▶ **RECORDED DATA**:
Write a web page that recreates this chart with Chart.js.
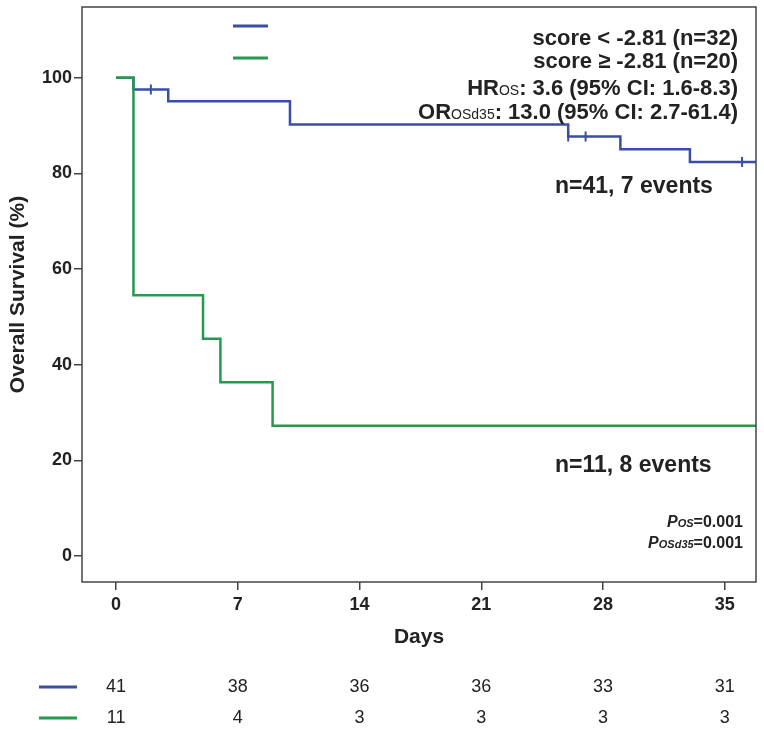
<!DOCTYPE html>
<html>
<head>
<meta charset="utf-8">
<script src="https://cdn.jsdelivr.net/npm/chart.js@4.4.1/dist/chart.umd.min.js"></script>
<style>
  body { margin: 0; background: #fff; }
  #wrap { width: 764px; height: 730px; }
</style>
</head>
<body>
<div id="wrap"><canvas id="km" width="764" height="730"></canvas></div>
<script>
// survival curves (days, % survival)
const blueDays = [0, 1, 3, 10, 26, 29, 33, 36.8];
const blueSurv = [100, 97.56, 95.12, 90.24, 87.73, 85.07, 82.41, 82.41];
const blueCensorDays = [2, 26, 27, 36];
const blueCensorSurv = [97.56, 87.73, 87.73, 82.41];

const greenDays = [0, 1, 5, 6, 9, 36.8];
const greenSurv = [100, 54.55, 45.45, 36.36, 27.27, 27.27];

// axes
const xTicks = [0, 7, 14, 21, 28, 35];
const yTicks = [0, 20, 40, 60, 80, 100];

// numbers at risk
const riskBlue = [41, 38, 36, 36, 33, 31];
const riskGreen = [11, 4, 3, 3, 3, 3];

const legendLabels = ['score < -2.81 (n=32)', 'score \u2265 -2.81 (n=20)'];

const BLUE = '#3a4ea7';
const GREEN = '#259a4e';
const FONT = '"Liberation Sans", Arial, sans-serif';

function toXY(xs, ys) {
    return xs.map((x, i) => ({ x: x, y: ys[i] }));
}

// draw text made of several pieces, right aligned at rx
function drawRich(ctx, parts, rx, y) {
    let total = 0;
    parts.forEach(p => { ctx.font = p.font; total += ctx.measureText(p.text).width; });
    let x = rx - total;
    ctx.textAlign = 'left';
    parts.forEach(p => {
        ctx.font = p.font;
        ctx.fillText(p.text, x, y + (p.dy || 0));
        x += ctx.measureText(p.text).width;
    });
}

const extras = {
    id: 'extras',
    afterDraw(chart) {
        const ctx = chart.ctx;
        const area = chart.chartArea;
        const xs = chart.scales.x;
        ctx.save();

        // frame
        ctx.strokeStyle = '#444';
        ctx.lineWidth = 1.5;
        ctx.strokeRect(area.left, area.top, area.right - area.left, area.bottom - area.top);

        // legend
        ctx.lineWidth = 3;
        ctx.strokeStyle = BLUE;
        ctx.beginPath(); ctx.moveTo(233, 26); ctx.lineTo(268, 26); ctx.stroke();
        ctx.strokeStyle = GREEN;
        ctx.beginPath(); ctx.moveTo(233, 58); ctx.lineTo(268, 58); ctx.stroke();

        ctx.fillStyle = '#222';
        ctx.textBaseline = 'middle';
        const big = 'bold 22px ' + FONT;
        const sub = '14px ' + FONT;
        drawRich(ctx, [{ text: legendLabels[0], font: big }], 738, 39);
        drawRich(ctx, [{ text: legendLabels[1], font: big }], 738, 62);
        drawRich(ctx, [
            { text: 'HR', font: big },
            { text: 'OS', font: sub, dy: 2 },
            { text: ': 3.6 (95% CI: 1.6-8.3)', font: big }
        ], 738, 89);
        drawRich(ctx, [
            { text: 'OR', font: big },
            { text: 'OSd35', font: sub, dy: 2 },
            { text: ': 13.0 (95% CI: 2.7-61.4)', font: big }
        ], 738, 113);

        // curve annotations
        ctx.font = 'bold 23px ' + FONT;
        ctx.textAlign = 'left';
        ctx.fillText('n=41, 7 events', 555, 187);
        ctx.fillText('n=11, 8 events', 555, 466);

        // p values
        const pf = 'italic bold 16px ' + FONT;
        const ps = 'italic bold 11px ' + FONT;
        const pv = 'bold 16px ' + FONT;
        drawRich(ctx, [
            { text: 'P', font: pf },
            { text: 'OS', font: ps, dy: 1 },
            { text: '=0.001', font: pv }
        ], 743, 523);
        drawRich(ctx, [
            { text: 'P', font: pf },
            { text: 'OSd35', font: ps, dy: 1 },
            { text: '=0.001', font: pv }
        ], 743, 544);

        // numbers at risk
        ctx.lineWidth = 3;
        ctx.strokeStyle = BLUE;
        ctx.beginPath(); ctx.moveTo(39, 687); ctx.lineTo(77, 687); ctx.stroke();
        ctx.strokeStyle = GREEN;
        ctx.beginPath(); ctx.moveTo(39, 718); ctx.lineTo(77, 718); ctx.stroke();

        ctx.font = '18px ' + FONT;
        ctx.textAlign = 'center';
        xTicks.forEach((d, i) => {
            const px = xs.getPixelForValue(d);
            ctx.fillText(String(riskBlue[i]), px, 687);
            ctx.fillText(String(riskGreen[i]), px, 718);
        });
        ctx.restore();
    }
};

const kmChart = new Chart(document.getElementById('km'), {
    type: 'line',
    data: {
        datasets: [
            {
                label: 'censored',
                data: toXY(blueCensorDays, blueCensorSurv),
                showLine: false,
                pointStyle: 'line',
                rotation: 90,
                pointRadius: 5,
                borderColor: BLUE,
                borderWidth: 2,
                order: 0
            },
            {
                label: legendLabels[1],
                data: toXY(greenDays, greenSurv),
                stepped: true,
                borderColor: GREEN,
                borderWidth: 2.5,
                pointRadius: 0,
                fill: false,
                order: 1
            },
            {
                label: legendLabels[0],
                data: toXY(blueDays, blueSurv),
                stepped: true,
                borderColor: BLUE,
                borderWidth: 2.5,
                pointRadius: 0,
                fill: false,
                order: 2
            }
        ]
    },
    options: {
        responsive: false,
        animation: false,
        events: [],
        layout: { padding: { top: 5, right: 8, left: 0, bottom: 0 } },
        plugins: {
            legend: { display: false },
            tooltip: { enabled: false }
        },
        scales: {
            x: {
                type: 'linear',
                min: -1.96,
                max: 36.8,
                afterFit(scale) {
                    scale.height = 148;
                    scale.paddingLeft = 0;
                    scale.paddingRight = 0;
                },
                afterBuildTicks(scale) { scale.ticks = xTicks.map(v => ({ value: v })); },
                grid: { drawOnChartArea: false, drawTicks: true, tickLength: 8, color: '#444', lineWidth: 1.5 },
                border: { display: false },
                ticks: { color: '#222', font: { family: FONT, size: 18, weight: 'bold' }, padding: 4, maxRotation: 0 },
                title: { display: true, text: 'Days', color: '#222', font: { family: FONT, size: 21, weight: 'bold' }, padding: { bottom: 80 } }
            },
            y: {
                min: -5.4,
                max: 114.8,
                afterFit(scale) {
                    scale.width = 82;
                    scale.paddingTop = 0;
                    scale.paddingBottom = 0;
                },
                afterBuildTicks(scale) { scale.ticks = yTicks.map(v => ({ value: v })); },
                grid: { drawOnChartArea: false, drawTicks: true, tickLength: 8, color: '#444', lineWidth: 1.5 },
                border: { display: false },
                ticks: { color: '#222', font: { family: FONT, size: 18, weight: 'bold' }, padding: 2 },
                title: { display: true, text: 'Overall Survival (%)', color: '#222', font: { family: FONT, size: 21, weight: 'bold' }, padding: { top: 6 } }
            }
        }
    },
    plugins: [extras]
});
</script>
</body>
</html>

▶ **CHALLENGE**: Quote everything in the listing above exactly; pictures are the only thing to omit.

▶ **WRITTEN ANSWER**:
Write a web page that recreates this chart with Chart.js.
<!DOCTYPE html>
<html>
<head>
<meta charset="utf-8">
<script src="https://cdn.jsdelivr.net/npm/chart.js@4.4.1/dist/chart.umd.min.js"></script>
<style>
  body { margin: 0; background: #fff; }
  #wrap { width: 764px; height: 730px; }
</style>
</head>
<body>
<div id="wrap"><canvas id="km" width="764" height="730"></canvas></div>
<script>
// survival curves (days, % survival)
const blueDays = [0, 1, 3, 10, 26, 29, 33, 36.8];
const blueSurv = [100, 97.56, 95.12, 90.24, 87.73, 85.07, 82.41, 82.41];
const blueCensorDays = [2, 26, 27, 36];
const blueCensorSurv = [97.56, 87.73, 87.73, 82.41];

const greenDays = [0, 1, 5, 6, 9, 36.8];
const greenSurv = [100, 54.55, 45.45, 36.36, 27.27, 27.27];

// axes
const xTicks = [0, 7, 14, 21, 28, 35];
const yTicks = [0, 20, 40, 60, 80, 100];

// numbers at risk
const riskBlue = [41, 38, 36, 36, 33, 31];
const riskGreen = [11, 4, 3, 3, 3, 3];

const legendLabels = ['score < -2.81 (n=32)', 'score \u2265 -2.81 (n=20)'];

const BLUE = '#3a4ea7';
const GREEN = '#259a4e';
const FONT = '"Liberation Sans", Arial, sans-serif';

function toXY(xs, ys) {
    return xs.map((x, i) => ({ x: x, y: ys[i] }));
}

// draw text made of several pieces, right aligned at rx
function drawRich(ctx, parts, rx, y) {
    let total = 0;
    parts.forEach(p => { ctx.font = p.font; total += ctx.measureText(p.text).width; });
    let x = rx - total;
    ctx.textAlign = 'left';
    parts.forEach(p => {
        ctx.font = p.font;
        ctx.fillText(p.text, x, y + (p.dy || 0));
        x += ctx.measureText(p.text).width;
    });
}

const extras = {
    id: 'extras',
    afterDraw(chart) {
        const ctx = chart.ctx;
        const area = chart.chartArea;
        const xs = chart.scales.x;
        ctx.save();

        // frame
        ctx.strokeStyle = '#444';
        ctx.lineWidth = 1.5;
        ctx.strokeRect(area.left, area.top, area.right - area.left, area.bottom - area.top);

        // legend
        ctx.lineWidth = 3;
        ctx.strokeStyle = BLUE;
        ctx.beginPath(); ctx.moveTo(233, 26); ctx.lineTo(268, 26); ctx.stroke();
        ctx.strokeStyle = GREEN;
        ctx.beginPath(); ctx.moveTo(233, 58); ctx.lineTo(268, 58); ctx.stroke();

        ctx.fillStyle = '#222';
        ctx.textBaseline = 'middle';
        const big = 'bold 22px ' + FONT;
        const sub = '14px ' + FONT;
        drawRich(ctx, [{ text: legendLabels[0], font: big }], 738, 39);
        drawRich(ctx, [{ text: legendLabels[1], font: big }], 738, 62);
        drawRich(ctx, [
            { text: 'HR', font: big },
            { text: 'OS', font: sub, dy: 2 },
            { text: ': 3.6 (95% CI: 1.6-8.3)', font: big }
        ], 738, 89);
        drawRich(ctx, [
            { text: 'OR', font: big },
            { text: 'OSd35', font: sub, dy: 2 },
            { text: ': 13.0 (95% CI: 2.7-61.4)', font: big }
        ], 738, 113);

        // curve annotations
        ctx.font = 'bold 23px ' + FONT;
        ctx.textAlign = 'left';
        ctx.fillText('n=41, 7 events', 555, 187);
        ctx.fillText('n=11, 8 events', 555, 466);

        // p values
        const pf = 'italic bold 16px ' + FONT;
        const ps = 'italic bold 11px ' + FONT;
        const pv = 'bold 16px ' + FONT;
        drawRich(ctx, [
            { text: 'P', font: pf },
            { text: 'OS', font: ps, dy: 1 },
            { text: '=0.001', font: pv }
        ], 743, 523);
        drawRich(ctx, [
            { text: 'P', font: pf },
            { text: 'OSd35', font: ps, dy: 1 },
            { text: '=0.001', font: pv }
        ], 743, 544);

        // numbers at risk
        ctx.lineWidth = 3;
        ctx.strokeStyle = BLUE;
        ctx.beginPath(); ctx.moveTo(39, 687); ctx.lineTo(77, 687); ctx.stroke();
        ctx.strokeStyle = GREEN;
        ctx.beginPath(); ctx.moveTo(39, 718); ctx.lineTo(77, 718); ctx.stroke();

        ctx.font = '18px ' + FONT;
        ctx.textAlign = 'center';
        xTicks.forEach((d, i) => {
            const px = xs.getPixelForValue(d);
            ctx.fillText(String(riskBlue[i]), px, 687);
            ctx.fillText(String(riskGreen[i]), px, 718);
        });
        ctx.restore();
    }
};

const kmChart = new Chart(document.getElementById('km'), {
    type: 'line',
    data: {
        datasets: [
            {
                label: 'censored',
                data: toXY(blueCensorDays, blueCensorSurv),
                showLine: false,
                pointStyle: 'line',
                rotation: 90,
                pointRadius: 5,
                borderColor: BLUE,
                borderWidth: 2,
                order: 0
            },
            {
                label: legendLabels[1],
                data: toXY(greenDays, greenSurv),
                stepped: true,
                borderColor: GREEN,
                borderWidth: 2.5,
                pointRadius: 0,
                fill: false,
                order: 1
            },
            {
                label: legendLabels[0],
                data: toXY(blueDays, blueSurv),
                stepped: true,
                borderColor: BLUE,
                borderWidth: 2.5,
                pointRadius: 0,
                fill: false,
                order: 2
            }
        ]
    },
    options: {
        responsive: false,
        animation: false,
        events: [],
        layout: { padding: { top: 5, right: 8, left: 0, bottom: 0 } },
        plugins: {
            legend: { display: false },
            tooltip: { enabled: false }
        },
        scales: {
            x: {
                type: 'linear',
                min: -1.96,
                max: 36.8,
                afterFit(scale) {
                    scale.height = 148;
                    scale.paddingLeft = 0;
                    scale.paddingRight = 0;
                },
                afterBuildTicks(scale) { scale.ticks = xTicks.map(v => ({ value: v })); },
                grid: { drawOnChartArea: false, drawTicks: true, tickLength: 8, color: '#444', lineWidth: 1.5 },
                border: { display: false },
                ticks: { color: '#222', font: { family: FONT, size: 18, weight: 'bold' }, padding: 4, maxRotation: 0 },
                title: { display: true, text: 'Days', color: '#222', font: { family: FONT, size: 21, weight: 'bold' }, padding: { bottom: 80 } }
            },
            y: {
                min: -5.4,
                max: 114.8,
                afterFit(scale) {
                    scale.width = 82;
                    scale.paddingTop = 0;
                    scale.paddingBottom = 0;
                },
                afterBuildTicks(scale) { scale.ticks = yTicks.map(v => ({ value: v })); },
                grid: { drawOnChartArea: false, drawTicks: true, tickLength: 8, color: '#444', lineWidth: 1.5 },
                border: { display: false },
                ticks: { color: '#222', font: { family: FONT, size: 18, weight: 'bold' }, padding: 2 },
                title: { display: true, text: 'Overall Survival (%)', color: '#222', font: { family: FONT, size: 21, weight: 'bold' }, padding: { top: 6 } }
            }
        }
    },
    plugins: [extras]
});
</script>
</body>
</html>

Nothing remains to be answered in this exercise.